Par ailleurs, il est culturellement et opérationnellement important de promouvoir cette interface entre la production de nouvelles connaissances fondamentales scientifiques et leur traduction en actions de santé publique, au travers du développement de compétences et d'une expertise en santé publique. Cela permettra aux décideurs de disposer, non seulement de connaissances scientifiques nouvelles, mais de connaissances qu'ils soient capables d'utiliser.

Je considère que l'une des missions fondamentales de l'institut de veille sanitaire est d'assurer cette interface et de mettre à la disposition des décideurs, en temps utile et dans une forme qui soit adaptée à la prise de décision, ces connaissances scientifiques nouvelles. La maladie de Creutzfeldt-Jakob est l'objet de la commission d'aujourd'hui, mais cela dépasse le cadre du sujet de la maladie de Creutzfeldt-Jakob à proprement parler.
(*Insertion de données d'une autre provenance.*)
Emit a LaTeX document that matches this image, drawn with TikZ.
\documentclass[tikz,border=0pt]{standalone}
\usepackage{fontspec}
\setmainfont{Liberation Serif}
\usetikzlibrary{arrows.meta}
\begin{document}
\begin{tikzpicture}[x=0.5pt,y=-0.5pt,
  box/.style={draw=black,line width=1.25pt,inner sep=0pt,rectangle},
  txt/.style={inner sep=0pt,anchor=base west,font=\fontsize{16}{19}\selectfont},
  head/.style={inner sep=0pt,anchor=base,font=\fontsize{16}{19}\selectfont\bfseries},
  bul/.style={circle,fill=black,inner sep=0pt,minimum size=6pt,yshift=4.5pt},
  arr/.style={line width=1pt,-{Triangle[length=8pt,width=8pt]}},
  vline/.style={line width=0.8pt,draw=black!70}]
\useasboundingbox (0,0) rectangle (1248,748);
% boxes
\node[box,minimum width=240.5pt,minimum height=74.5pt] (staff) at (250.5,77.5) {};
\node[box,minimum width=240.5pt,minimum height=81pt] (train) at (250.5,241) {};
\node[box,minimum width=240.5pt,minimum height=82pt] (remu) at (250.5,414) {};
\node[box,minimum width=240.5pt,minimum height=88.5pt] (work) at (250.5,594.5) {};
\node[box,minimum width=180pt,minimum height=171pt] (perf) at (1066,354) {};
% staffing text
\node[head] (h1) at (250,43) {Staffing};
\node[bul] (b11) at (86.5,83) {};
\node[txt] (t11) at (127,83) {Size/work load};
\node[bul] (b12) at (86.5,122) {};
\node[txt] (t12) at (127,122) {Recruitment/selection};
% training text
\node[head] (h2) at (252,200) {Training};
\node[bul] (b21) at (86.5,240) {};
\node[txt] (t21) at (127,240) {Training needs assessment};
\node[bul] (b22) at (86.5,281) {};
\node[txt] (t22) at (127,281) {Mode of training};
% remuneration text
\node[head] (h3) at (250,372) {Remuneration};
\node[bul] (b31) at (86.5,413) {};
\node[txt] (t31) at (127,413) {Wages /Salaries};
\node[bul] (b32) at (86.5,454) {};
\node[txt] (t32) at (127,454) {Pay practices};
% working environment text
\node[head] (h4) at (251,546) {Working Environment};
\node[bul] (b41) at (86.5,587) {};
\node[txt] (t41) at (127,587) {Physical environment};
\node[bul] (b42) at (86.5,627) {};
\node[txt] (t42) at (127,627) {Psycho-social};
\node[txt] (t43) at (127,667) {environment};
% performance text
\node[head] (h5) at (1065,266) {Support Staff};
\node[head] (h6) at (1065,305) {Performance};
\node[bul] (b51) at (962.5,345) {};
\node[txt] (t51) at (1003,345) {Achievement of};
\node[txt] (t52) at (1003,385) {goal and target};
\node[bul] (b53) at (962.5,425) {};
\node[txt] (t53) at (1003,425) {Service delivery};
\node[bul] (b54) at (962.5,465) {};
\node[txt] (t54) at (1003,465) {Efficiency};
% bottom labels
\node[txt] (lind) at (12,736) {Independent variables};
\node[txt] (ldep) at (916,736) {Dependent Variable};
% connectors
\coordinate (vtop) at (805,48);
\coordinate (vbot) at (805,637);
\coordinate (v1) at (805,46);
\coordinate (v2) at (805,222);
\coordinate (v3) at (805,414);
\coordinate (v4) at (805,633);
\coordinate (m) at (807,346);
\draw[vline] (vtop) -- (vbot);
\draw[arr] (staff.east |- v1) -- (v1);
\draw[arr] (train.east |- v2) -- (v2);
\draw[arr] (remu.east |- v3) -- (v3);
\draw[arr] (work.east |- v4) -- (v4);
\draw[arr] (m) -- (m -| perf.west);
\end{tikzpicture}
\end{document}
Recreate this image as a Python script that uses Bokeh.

Développer des tests me paraît constituer une urgence, car il y a encore un tel déficit de connaissances sur les modes de transmission des prions, leur physiopathologie, leurs mécanismes d'action que, tant que nous ne disposerons pas des outils nécessaires pour mieux comprendre et analyser tous ces éléments, nous serons très handicapés pour lutter efficacement et prévenir la diffusion et l'extension de ce problème. Il convient néanmoins de rappeler, dans le cadre du principe de précaution, que les mesures prises ces derniers mois sont de nature à conduire à l'éradication à terme de cette maladie. Toutefois éradication à terme ne signifie pas que, dans les mois qui viennent, nous n'aurons pas à faire face à une augmentation de l'incidence de cette maladie chez l'homme.

M. le Président : Nous vous remercions.

() N.A.I.F. : né après l'interdiction des farines pour l'alimentation des bovins en 1990. Super N.A.I.F. : né après l'interdiction des matériaux à risques spécifiés (MRS), de l'utilisation des cadavres et des saisies d'abattoirs.